How to efficiently replace values in a large dataframe (100k+ rows) from another based on closest match?

Question

So I am using levenshire distance to find closest match and replace many values in a large data frame using this answer as a base:

import operator

def levenshteinDistance(s1, s2):
    if len(s1) > len(s2):
        s1, s2 = s2, s1

    distances = range(len(s1) + 1)
    for i2, c2 in enumerate(s2):
        distances_ = [i2+1]
        for i1, c1 in enumerate(s1):
            if c1 == c2:
                distances_.append(distances[i1])
            else:
                distances_.append(1 + min((distances[i1], distances[i1 + 1], distances_[-1])))
        distances = distances_
    return distances[-1]

def closest_match(string, matchings):
    scores = {}
    for m in matchings:
        scores[m] = 1 - levenshteinDistance(string,m)
    
    return max(scores.items(), key=operator.itemgetter(1))[0]

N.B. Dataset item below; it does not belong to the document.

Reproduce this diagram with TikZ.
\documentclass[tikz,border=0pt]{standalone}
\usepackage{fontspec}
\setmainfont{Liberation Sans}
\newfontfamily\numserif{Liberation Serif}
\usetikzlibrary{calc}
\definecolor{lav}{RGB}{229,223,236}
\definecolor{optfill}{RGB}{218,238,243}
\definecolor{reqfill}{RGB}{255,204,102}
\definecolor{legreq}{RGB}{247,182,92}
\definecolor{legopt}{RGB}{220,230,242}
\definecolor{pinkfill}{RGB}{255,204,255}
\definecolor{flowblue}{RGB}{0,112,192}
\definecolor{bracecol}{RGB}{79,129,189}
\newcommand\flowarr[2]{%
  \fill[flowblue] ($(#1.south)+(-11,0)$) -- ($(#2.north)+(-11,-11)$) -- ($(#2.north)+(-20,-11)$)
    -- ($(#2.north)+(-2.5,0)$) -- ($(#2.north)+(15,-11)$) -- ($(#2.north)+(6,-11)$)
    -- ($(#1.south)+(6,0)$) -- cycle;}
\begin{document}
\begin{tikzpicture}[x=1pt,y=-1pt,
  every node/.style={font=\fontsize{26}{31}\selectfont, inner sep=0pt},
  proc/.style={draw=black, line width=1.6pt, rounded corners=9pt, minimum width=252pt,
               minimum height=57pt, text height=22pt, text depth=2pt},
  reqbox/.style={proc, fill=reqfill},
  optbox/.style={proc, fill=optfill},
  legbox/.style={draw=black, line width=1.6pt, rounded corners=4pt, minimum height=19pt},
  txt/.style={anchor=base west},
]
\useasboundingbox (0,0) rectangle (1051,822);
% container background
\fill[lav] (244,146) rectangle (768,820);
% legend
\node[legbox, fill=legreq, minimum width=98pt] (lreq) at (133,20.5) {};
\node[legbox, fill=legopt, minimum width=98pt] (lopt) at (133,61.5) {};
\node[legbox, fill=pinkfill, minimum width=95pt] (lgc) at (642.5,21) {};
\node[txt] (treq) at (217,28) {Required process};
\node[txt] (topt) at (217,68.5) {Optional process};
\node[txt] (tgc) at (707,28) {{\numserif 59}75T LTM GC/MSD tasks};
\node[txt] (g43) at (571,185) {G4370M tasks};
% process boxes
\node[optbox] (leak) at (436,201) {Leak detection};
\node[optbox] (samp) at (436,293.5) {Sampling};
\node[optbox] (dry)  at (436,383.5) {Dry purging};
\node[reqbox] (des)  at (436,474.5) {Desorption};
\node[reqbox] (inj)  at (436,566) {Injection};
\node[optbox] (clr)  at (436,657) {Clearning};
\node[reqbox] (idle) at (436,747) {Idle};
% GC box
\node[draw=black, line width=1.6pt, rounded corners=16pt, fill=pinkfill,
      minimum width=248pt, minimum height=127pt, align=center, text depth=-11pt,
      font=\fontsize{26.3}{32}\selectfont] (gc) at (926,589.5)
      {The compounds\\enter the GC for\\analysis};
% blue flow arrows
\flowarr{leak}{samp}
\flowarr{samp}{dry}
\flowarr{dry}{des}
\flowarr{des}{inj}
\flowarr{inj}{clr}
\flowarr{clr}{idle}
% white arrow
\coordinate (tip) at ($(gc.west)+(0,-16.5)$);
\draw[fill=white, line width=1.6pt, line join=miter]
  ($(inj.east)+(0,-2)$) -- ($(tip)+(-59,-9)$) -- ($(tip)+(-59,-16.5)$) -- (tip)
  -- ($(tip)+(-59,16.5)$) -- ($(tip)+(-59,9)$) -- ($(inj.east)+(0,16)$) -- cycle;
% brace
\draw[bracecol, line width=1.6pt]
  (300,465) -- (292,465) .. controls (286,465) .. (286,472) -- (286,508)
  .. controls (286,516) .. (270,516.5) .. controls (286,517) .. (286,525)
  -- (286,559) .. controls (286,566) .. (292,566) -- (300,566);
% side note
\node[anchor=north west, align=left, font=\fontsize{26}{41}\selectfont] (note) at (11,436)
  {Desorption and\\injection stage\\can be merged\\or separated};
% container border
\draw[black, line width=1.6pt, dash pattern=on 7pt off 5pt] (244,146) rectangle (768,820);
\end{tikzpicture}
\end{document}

So while replacing many values in a moderately large dataframe (100k+ rows) from another of the similar size as follows takes forever to run: (Running from last half hour ha!)

results2.products = [closest_match(string, results2.products) 
                    if string not in results2.products else string 
                    for string in results.products]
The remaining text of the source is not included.